In the most critical automotive business performance, both automotive revenue and gross margin fell significantly below expectations. The gross margin for the automotive business (excluding carbon credits) has once again dropped to a historical low of 13.6%, even lower than the lowest point of 2Q24's automotive gross margin, and significantly below the BBG consensus expectation of 16.2%.
Upon closer examination of the reasons for the decline, Dolphin found that the main issue lies in the automotive unit price, which experienced the largest month-on-month decline since 2024, dropping from $42,000 in the third quarter to only $39,800 in the fourth quarter! The BBG consensus expectation for the 4Q24 automotive unit price was only a slight month-on-month decline to $41,400.
However, recalling that Tesla did not implement a significant "price-for-volume" strategy in the fourth quarter for its two largest markets (the United States and China) as it did at the end of the previous year, the overall model prices were hardly adjusted, with only an increase in low-interest loan incentives in the U.S. (from a financing rate of 1.99% in the third quarter to a 5-year 0% interest loan rate in the fourth quarter), and a new subsidy of 10,000 yuan for the Model Y starting at the end of November in China.

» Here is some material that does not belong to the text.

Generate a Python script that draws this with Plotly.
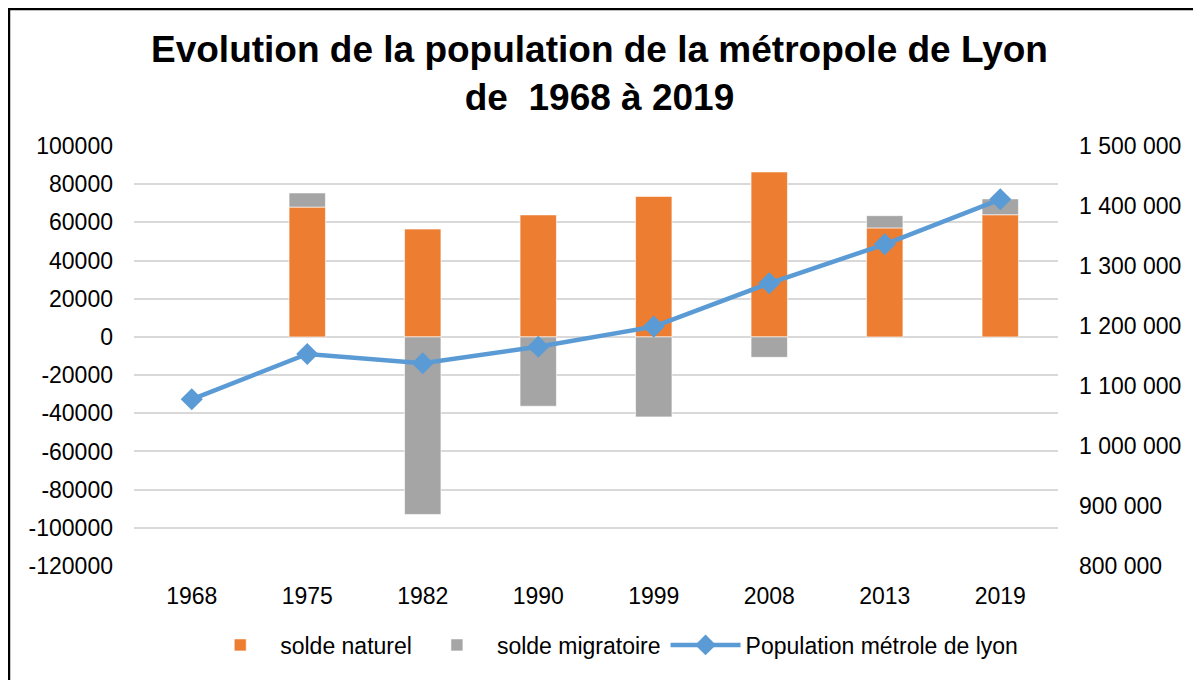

Although the cost per vehicle was also reduced by $400 month-on-month this quarter, mainly due to savings in variable costs per vehicle (with expected continued month-on-month declines in raw material costs), it still could not save the "collapsed" automotive unit price.
Although the revenue from energy and service businesses slightly exceeded expectations this quarter, it could not compensate for the "big hole" in the automotive business.
However, given that Tesla's fluctuations are already unrelated to the fundamentals of selling cars. For those looking at Tesla's FSD, it doesn't matter how bad it is; at least it can't get worse than this.
Tesla mentioned in the conference call that by 2025, there will be paid, unsupervised full self-driving services in Austin and California, and more cars will be sold. Trump's removal of new energy subsidies is also a positive for Tesla.
In any case, Tesla is the embodiment of AI intelligence and Musk's grand AI dream.
Therefore, after hours, it can be clearly seen that Tesla first fell and then rose, with funds speculating. It seems that those holding long-term dreams do not care at all about how poor Tesla's short-term car sales and deliveries are.